Gitmek ve kaçmak…
Aslında birbirine çok benzer süreçlermiş gibi görünen birbirinden çok farklı iki hamle.
Gitmek düşünülmüş üzerine uykulara yatılmış, hayal edilmiş, zamanı beklenmiş, bütün doğruların bir araya gelmesinin kollandığı bir insanlık hali.
Kaçmaksa çat diye gelen , hiç akılda yokken , ruha dahil değilken birden yoluna düşen bir alev topu. Kırıcı, hayatı birden tak diye tam orasından bölen bir yalnızlık hatta belki yanlışlık hali.
Birbirine ne kadar karışıyor ne kadar ayır edilebiliyor orası belirsiz
Gitmeleri kaçmak sanmalardan mı kaynaklı acaba bu tuhaf kendini garantiye alma hissi.
Adamlar ve kadınlar sevdikleri kaçacak sandığı için mi gitmelere dayanamıyorlar, analar babalar evlatları kaçıyor mu sanıyorlar o kapı her dışarıdan örtüldüğünde ?

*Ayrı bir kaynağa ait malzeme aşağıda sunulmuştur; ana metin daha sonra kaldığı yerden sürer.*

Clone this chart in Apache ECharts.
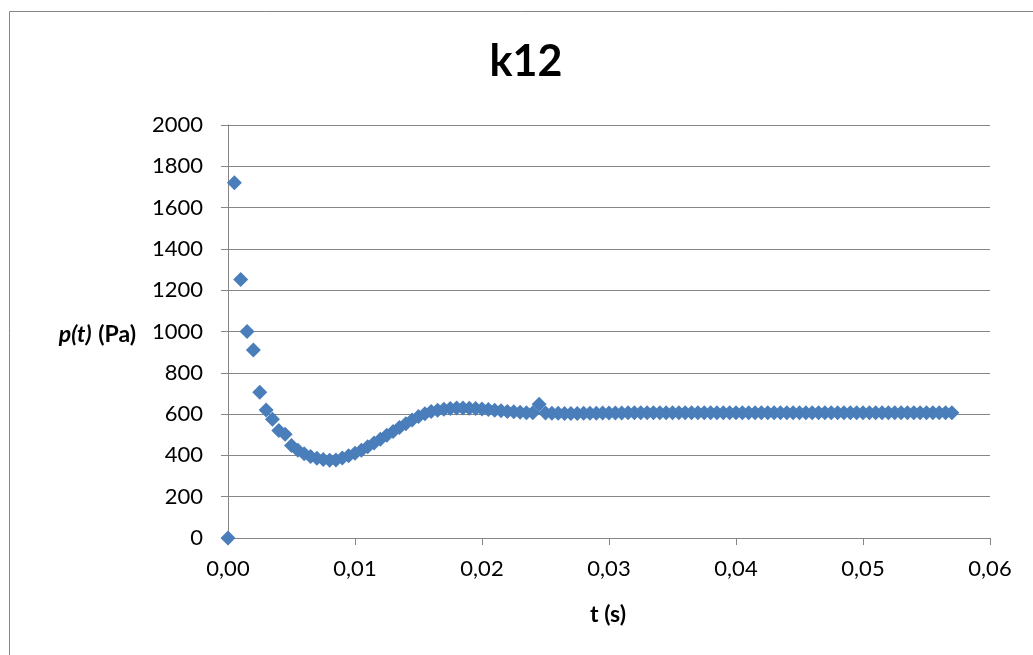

Gitmek olağandır aslında ve bazı ruhlar için elzemdir hatta korkulacak bir şey değil ki.
Mevzu kaçmak zorunda kalmamak, kaçmak zorunda bırakmamak.
Gitmelerinin tarihçelerinden şiir , kaçmaların yarım kalmışlıklarından keder doğuyor.
Aynı şey değil yani …
Arada derin bir gam farkı var.
Korkma.
Bil.
Bil ama istersen de kullanma demişler ata kadınlar sen de bil.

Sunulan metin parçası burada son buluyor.